After a day filled with optimistic pronouncements that operation “Top Kill” was working so well that success was all but assured, a BP spokesman casually mentioned at an afternoon press conference that, in fact, top kill had died sixteen hours earlier and had not yet been revived.
The news was so contrary to all other signals given throughout the day that reporters talking to each other afterward debated whether or not the spokesmen had misspoken.
An hour later, when things were sorted out, some reporters were furious about the deception.
“They [BP] have lied from the beginning,” one veteran journalist said.
To recap today’s revelations:
The amount of oil flowing into the Gulf of Mexico each day has been at least three times greater than the figure BP had embraced as “the best estimate.”
Now that oil has been coming ashore in large quantities, BP is, with the Coast Guard’s help, preventing reporters and photographers from documenting the worst environmental disaster in US history.
If BP says operations are going according to plan, make sure you read the plan before getting your hopes up.
The most significant message from 10 AM EDT news conference: Government raises its estimate of oil flow from 5,000 barrels/day to approximately 19,000 barrels/day. What’s not clear, however, is how to use this number to estimate the total oil spilled since there’s no way of knowing (as far as I can tell) when that rate first began and how much it has changed over time. Also not known as yet: does this account for all leaks from the BP well? We were told there was one big one and two smaller leaks, but data on this have not been independently confirmed.

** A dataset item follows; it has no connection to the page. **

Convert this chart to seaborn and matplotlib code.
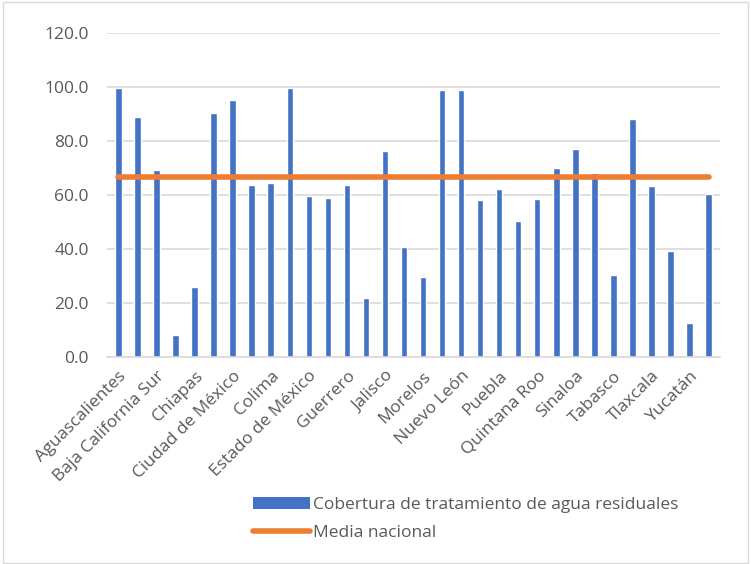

One other important take away message concerns the makeup of the government’s task force on measuring the flow of oil. Despite repeated inquiries from AP’s Seth Borenstein, the makeup of the committee had not been made public.
Following the press conference, at which Seth Borenstein repeated his question, the information has been released:
Marcia McNutt, Director, USGS; William Rees, Jr., Los Alamos National Lab, Department of Energy; Darren Mollot, Department of Energy; Franklin Shaffer, Department of Energy; Victor Labson, USGS; Bill Lehr, National Oceanic and Atmospheric Administration; Austin Gould, US Coast Guard; Richard Brannon, US Coast Guard; Don Maclay, Minerals Management Service (MMS); Gerald Crawford, MMS; David Absher, MMS; and Bill Courtwright, MMS.
Omar Savas, Professor of Mechanical Engineering, University of California Berkeley
James Riley, Professor of Mechanical Engineering, University of Washington
Juan Lasheras, Prof. of Engineering and Applied Sciences, University of California San Diego
Poojitha Yapa, Professor of Civil and Environmental Engineering, Clarkson University
Paul Boomer, Senior Lecturer, Petroleum and Geosystems, University of Texas at Austin
Steve Wereley, Associate Professor of Mechnical Engineering, Purdue University
Peter Cornillon, Professor of Oceanography, University of Rhode Island
Ira Leifer, Assoc. Researcher, Marine Science Institute, University of California Santa Barbara
Alberto Aliseda, Assistant Professor of Mechanical Engineering, University of Washington Pedro Espina, National Institute of Standards and Technology.
“There are no significant events to report at this time.”
That’s the message from BP this morning — despite claims by others that the latest attempt to stop the flow of oil has worked. That operation, called “top kill,” is continuing.
A news conference will be held at 10 AM EDT with U.S. Geological Survey Director Dr. Marcia McNutt, discuss updates on the rate of oil flowing from the BP oil well into the Gulf of Mexico.